October Light in Idaho

Photo by Marianne Love
Photo by Marianne Love

 

Here in north Idaho, the October light has been stunning, golden, filtered as if through the dusts of heaven. At times pale and soft, the light spreads a patina over the gardens and the forest. This October, the light almost appears to emerge from within the trees and the rocks and the mountains themselves rather than from the sun; it’s as if the hot, dry, fiery summer heat soaked into the material of this land and now glows softly.

 

October light

 

This morning, watching the October light, I remembered that John Gardner published a novel with that title in 1976. It tells the story of James Page, a septuagenarian living in a small town in Vermont, and his widowed sister, Sally Page Abbott, who has come to live with him. The book opens with James Page enraged at Sally’s television, so angry he fires his shotgun into the machine, nearly killing his sister of fright.

James Page, we learn, is very conservative, so conservative that he considers TV and technology demonic. He hates it. And he browbeats and torments his sister with his demands to the point that . . . well, I’ll let you read the book. I remember it as a dark book in many ways, but I also recall finding the title strangely apt. This October’s radiant light in the northern part of Idaho (and who knows, everywhere else perhaps) reminds me of Gardner’s story.

Photo by Marianne Love
Photo by Marianne Love

Gardner’s October Light is deeper than a story about a curmudgeon and his tormented sister who finally rebels. Published in 1976, it was Gardner’s bicentennial take on the American revolution—an oppressive “king”—James—and his “subject” (Sally), who first struggles to remain loyal, but in the end rebels. However, if Gardner had stopped with that, the book would merely be a modern allegory. He’s up to something more profound, and the title captures that depth just as our north Idaho October light captures something of “the dusts of heaven.” But what?

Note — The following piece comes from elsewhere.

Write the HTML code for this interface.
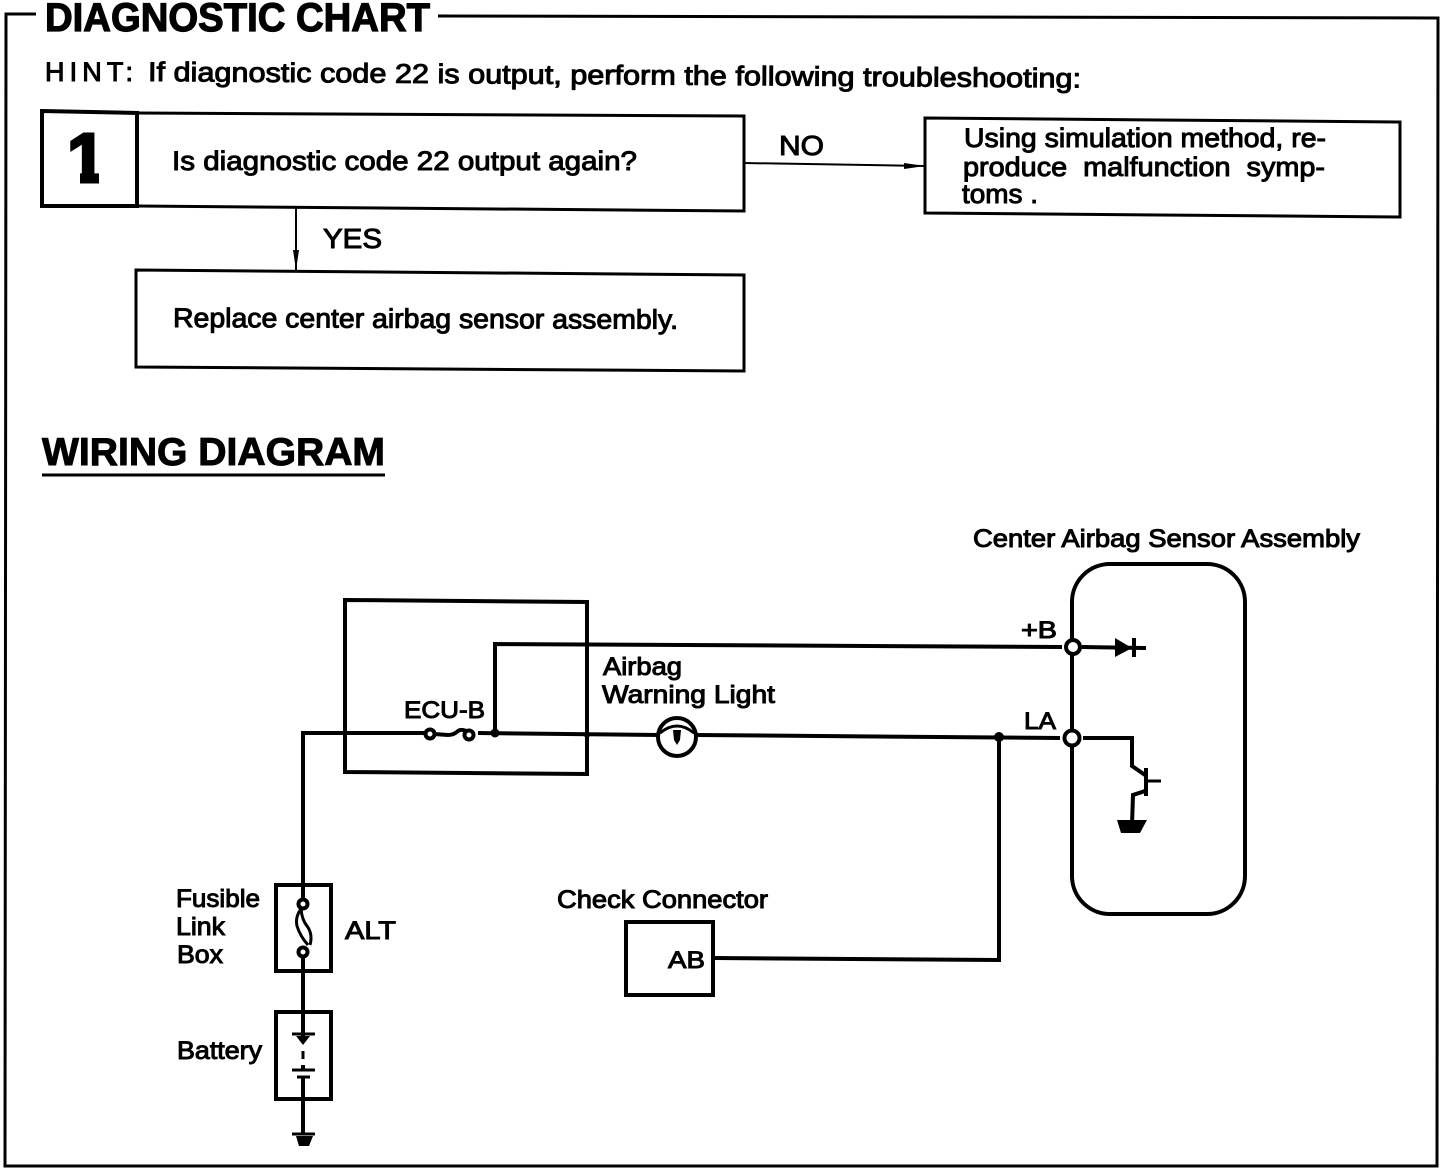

The web site “enotes.com” says this about October Light:

[T]he novel focuses on . . . the power of nature to act as a moral force and become the positive center for human life, strengthening that which is best and serving as a guide. Nature cannot accomplish this alone but needs to be mediated by art, and that art, as October Light makes explicit, must be moral art—moral fiction.

This morning, when I was absorbing the light radiating from the trees, the grasses, the rocks, from the lake stretching out in front of our house, LakePendOreille1 I could feel that power of nature in the light that welled up from within the natural world like water from a deep spring. It occurred to me that the task of moral fiction, among other things, is not to let such beauty as this morning’s light go unsung. (By the way, for a different take on “moral fiction,” read Mary Gordon’s piece in the Atlantic.) This light is as true and, brought into fiction, can be as much a source of energy as the cruelties and hidden motives and conflicts that are so important in my fiction, in any fiction. There is darkness. But there is also light.

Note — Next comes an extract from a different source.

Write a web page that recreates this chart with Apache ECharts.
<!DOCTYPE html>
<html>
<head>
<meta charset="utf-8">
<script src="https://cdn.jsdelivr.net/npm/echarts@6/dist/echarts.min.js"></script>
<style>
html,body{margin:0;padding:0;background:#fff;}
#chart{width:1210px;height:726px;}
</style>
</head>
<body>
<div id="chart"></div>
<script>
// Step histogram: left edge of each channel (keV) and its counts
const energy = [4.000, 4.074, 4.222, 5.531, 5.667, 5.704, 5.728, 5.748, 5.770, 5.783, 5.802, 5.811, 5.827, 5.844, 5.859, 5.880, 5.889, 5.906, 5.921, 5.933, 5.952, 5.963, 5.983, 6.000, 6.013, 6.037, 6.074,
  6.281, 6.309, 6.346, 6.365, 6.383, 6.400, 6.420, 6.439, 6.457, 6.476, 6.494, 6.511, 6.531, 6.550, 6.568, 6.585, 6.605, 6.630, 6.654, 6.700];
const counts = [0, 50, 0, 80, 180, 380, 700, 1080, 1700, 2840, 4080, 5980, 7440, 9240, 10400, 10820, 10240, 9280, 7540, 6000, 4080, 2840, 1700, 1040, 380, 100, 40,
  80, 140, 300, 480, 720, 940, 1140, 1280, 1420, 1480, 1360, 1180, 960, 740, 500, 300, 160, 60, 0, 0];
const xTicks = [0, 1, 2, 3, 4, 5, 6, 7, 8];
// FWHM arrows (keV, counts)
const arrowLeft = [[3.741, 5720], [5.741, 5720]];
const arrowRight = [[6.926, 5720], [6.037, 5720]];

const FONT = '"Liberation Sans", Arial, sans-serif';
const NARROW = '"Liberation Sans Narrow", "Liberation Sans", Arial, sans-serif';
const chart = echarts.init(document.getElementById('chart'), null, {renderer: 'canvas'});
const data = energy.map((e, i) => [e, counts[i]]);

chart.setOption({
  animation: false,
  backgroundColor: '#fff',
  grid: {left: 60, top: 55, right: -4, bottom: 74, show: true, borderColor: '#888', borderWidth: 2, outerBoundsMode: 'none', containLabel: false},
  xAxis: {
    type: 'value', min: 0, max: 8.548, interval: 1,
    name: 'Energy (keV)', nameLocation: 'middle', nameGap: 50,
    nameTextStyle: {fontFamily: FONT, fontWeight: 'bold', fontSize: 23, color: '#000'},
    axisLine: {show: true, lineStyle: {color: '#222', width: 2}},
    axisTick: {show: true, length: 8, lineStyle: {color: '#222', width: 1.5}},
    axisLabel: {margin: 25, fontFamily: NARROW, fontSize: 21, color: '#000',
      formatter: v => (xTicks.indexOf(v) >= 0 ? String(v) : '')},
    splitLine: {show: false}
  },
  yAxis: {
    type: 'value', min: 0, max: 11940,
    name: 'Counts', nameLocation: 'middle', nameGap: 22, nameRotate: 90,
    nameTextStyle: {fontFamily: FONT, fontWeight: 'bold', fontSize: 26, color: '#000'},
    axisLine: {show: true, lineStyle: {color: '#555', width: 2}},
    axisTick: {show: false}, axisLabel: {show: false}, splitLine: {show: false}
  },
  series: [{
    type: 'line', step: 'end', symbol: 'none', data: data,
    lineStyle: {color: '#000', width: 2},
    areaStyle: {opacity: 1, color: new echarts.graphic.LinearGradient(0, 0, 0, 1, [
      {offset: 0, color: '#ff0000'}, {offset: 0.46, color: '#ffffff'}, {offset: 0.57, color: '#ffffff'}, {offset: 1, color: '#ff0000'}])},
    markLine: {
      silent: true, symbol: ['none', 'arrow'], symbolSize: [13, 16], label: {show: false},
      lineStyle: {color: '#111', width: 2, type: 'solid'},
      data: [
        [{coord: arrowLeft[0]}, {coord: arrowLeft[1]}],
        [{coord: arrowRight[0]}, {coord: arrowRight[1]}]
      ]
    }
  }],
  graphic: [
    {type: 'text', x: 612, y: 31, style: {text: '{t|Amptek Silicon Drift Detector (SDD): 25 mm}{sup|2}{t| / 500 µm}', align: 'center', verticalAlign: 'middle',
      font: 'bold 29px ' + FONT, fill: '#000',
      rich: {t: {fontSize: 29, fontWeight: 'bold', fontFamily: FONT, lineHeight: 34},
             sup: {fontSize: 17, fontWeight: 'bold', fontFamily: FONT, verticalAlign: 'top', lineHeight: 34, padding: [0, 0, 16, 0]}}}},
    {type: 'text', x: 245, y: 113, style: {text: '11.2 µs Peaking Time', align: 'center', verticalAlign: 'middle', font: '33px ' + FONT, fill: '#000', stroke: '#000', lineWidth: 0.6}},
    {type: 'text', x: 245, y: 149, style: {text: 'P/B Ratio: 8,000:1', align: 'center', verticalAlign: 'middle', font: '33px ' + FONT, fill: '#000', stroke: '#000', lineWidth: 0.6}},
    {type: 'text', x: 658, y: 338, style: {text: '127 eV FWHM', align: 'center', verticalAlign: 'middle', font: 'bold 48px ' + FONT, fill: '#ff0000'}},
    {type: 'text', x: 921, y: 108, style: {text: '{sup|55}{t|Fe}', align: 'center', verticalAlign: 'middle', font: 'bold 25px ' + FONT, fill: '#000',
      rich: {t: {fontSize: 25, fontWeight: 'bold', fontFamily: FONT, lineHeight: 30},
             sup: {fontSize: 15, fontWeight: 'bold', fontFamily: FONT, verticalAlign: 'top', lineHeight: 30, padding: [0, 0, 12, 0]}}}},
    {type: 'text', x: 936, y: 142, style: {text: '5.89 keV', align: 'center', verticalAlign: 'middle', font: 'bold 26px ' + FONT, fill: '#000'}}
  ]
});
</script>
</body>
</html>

In all the spiritual traditions I am aware of, light is everything. Think of all the hymns you’ve sung or prayers you’ve recited, sutras you’ve chanted—Jewish, Muslim, Christian, whatever—hasn’t the word “light” infused many of them? Zen master Foyan said, “[The mind’s] light penetrates everywhere and engulfs everything, so why does it not know itself?”

So what should be my song about this October light? I can’t sing as well as Rainer Maria Rilke, who wrote in his Letters to a Young Poet,

But there is much beauty here,

Because there is much beauty everywhere.

That’s what the traditions are telling us: There is much beauty here in north Idaho’s October light–or wherever you are–because there is much beauty everywhere.